Directly authorised advisers recommending pension planning, investment products, income and estate protection will see their capital adequacy requirements soar under rules proposed by the FCA today (8 December).

The City watchdog stated there are about 5,000 directly authorised firms in the “Personal Investment Firms” sector and 9,000 appointed representative firms currently providing both restricted and independent advice.

The current capital resources rules for such firms date back to 1994, and were due to be replaced on 31 December 2015 by the rules originally made by the Financial Services Authority (FSA).

However, the FCA has now decided to further overhaul capital adequacy rules for directly authorised advisers - and double how much cash these intermediaries must set aside.

Both the existing and previous rules proposed by the FSA used a PIF’s fixed expenditure to set the variable capital requirement, albeit the existing rules differentiate based on the number of advisers in the firm.

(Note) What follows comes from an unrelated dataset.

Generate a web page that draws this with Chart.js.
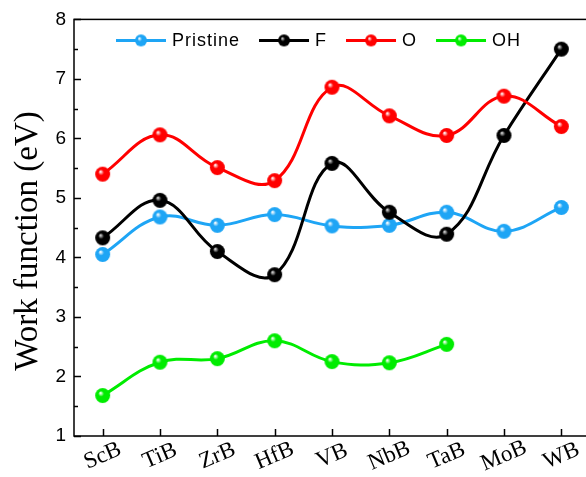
<!DOCTYPE html>
<html>
<head>
<meta charset="utf-8">
<title>Work function</title>
<script src="https://cdn.jsdelivr.net/npm/chart.js@4.4.1/dist/chart.umd.min.js"></script>
<style>
  html, body { margin: 0; padding: 0; background: #fff; overflow: hidden; }
  #wrap { width: 586px; height: 477px; overflow: hidden; }
</style>
</head>
<body>
<div id="wrap"><canvas id="chart" width="600" height="477"></canvas></div>
<script>
// boride surfaces and terminations
const categories = ['ScB', 'TiB', 'ZrB', 'HfB', 'VB', 'NbB', 'TaB', 'MoB', 'WB'];
const seriesNames = ['Pristine', 'F', 'O', 'OH'];
const seriesColors = ['#1ea5f5', '#000000', '#ff0000', '#00ec00'];

// work function, eV
const pristine = [4.05, 4.68, 4.54, 4.72, 4.53, 4.54, 4.76, 4.44, 4.84];
const fluorine = [4.33, 4.96, 4.10, 3.71, 5.58, 4.76, 4.39, 6.05, 7.50];
const oxygen   = [5.40, 6.06, 5.51, 5.29, 6.86, 6.38, 6.05, 6.71, 6.20];
const hydroxyl = [1.68, 2.24, 2.30, 2.60, 2.25, 2.23, 2.54, null, null];

const yMin = 1, yMax = 8, yStep = 1;
const yTitle = 'Work function (eV)';

// shaded sphere used as point marker
function ball(color, r) {
  const s = Math.ceil(r * 2 + 2);
  const c = document.createElement('canvas');
  c.width = c.height = s;
  const g = c.getContext('2d');
  const m = s / 2;
  const grad = g.createRadialGradient(m - r * 0.3, m - r * 0.35, r * 0.05, m, m, r);
  grad.addColorStop(0, color === '#000000' ? '#d8d8d8' : '#ffffff');
  grad.addColorStop(0.35, color);
  grad.addColorStop(1, color);
  g.fillStyle = grad;
  g.beginPath();
  g.arc(m, m, r, 0, Math.PI * 2);
  g.fill();
  return c;
}

const allData = [pristine, fluorine, oxygen, hydroxyl];
const datasets = allData.map((d, i) => ({
  label: seriesNames[i],
  data: d,
  borderColor: seriesColors[i],
  borderWidth: 3,
  tension: 0.4,
  pointStyle: ball(seriesColors[i], 7.5),
  pointRadius: 7,
  order: 4 - i,
  fill: false
}));

const decor = {
  id: 'decor',
  afterDraw(chart) {
    const { ctx, chartArea: a, scales: { x, y } } = chart;
    ctx.save();
    ctx.strokeStyle = '#000';
    ctx.lineWidth = 1.5;
    ctx.strokeRect(a.left, a.top, a.right - a.left, a.bottom - a.top);

    // inward ticks
    ctx.beginPath();
    for (let v = yMin; v <= yMax; v += yStep / 2) {
      const py = Math.round(y.getPixelForValue(v)) + 0.5;
      const len = Number.isInteger(v) ? 7 : 4;
      ctx.moveTo(a.left, py); ctx.lineTo(a.left + len, py);
    }
    categories.forEach((c, i) => {
      const px = Math.round(x.getPixelForValue(i)) + 0.5;
      ctx.moveTo(px, a.bottom); ctx.lineTo(px, a.bottom - 7);
    });
    ctx.stroke();

    // category labels, tilted
    ctx.fillStyle = '#000';
    ctx.font = '23px "Liberation Serif", "Times New Roman", serif';
    ctx.textAlign = 'center';
    ctx.textBaseline = 'middle';
    categories.forEach((c, i) => {
      ctx.save();
      ctx.translate(x.getPixelForValue(i), a.bottom + 20);
      ctx.rotate(-23 * Math.PI / 180);
      ctx.fillText(c, 0, 0);
      ctx.restore();
    });

    // axis title
    ctx.save();
    ctx.font = '33px "Liberation Serif", "Times New Roman", serif';
    ctx.translate(28, 241);
    ctx.rotate(-Math.PI / 2);
    ctx.fillText(yTitle, 0, 0);
    ctx.restore();

    // legend row
    ctx.font = '18px "Liberation Sans", Arial, sans-serif';
    ctx.letterSpacing = '1px';
    ctx.textAlign = 'left';
    let lx = a.left + 42;
    const ly = a.top + 21;
    seriesNames.forEach((n, i) => {
      ctx.strokeStyle = seriesColors[i];
      ctx.lineWidth = 3;
      ctx.beginPath();
      ctx.moveTo(lx, ly); ctx.lineTo(lx + 50, ly);
      ctx.stroke();
      const b = ball(seriesColors[i], 6);
      ctx.drawImage(b, lx + 25 - b.width / 2, ly - b.height / 2);
      ctx.fillStyle = '#000';
      ctx.fillText(n, lx + 56, ly + 1);
      lx += 56 + ctx.measureText(n).width + 19;
    });
    ctx.restore();
  }
};

new Chart(document.getElementById('chart'), {
  type: 'line',
  data: { labels: categories, datasets },
  options: {
    responsive: false,
    animation: false,
    devicePixelRatio: 1,
    layout: { padding: { top: 19, right: 9, left: 0, bottom: 0 } },
    plugins: { legend: { display: false }, tooltip: { enabled: false } },
    scales: {
      x: {
        type: 'category',
        offset: true,
        grid: { display: false, drawTicks: false },
        border: { display: false },
        ticks: { display: false },
        afterFit(s) { s.height = 41; }
      },
      y: {
        min: yMin,
        max: yMax,
        grid: { display: false, drawTicks: false },
        border: { display: false },
        ticks: {
          stepSize: yStep,
          padding: 8,
          color: '#000',
          font: { family: '"Liberation Sans", Arial, sans-serif', size: 19 }
        },
        afterFit(s) { s.width = 74; }
      }
    }
  },
  plugins: [decor]
});
</script>
</body>
</html>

That differentiation means that more than 90 per cent of investment advisers are currently required to hold only the minimum £10,000 of capital resources, regardless of their income.

Today the FCA ruled that although most investment advisers do not hold client money, they can cause damage to consumers’ finances either by providing poor advice or by making an inadvertent mistake.

As a result, the regulator is suggesting a proportionate staged introduction for smaller firms by increasing the minimum capital resources requirement (from the current £10,000) to £15,000 from 30 June 2016, before reaching the required £20,000 from 30 June 2017.

The FCA stated: “The current minimum capital resources requirement (£10,000) has almost halved in real terms since it was set in 1994.

“As a result, it would now be insufficient to meet just one average pension or investment claim following unsuitable advice.

“We do not want compliant PIFs to fail unexpectedly under normal operating conditions, resulting in claims on the Financial Services Compensation Scheme (FSCS), which would then need to be funded by other firms in the sector.”

The current rules for larger investment advisers (with more than 25 advisers) and the FSA’s deferred rules for all PIFs include a fixed expenditure-based requirement (EBR).

This means PIFs with similar incomes could have a very different requirement depending on their business model.

For example, PIFs with self-employed advisers have lower relative fixed costs than those with salaried advisers, resulting in a lower requirement.

But the FCA has now decided the use of an EBR can disincentivise firms from investing in their business or taking on employed advisers, as it leads to a capital resources requirement before such investment has had time to generate a return.

The regulator proposes that 5 per cent of annual income is proportionate for PIFs, where this figure is greater than the minimum of £20,000.

The FCA stated: “Investment business income is a more suitable way to address the capital resources requirement across different business models, providing a better proxy for the scale of risk that an individual PIF poses in terms of potential harm to consumers and market disruption.”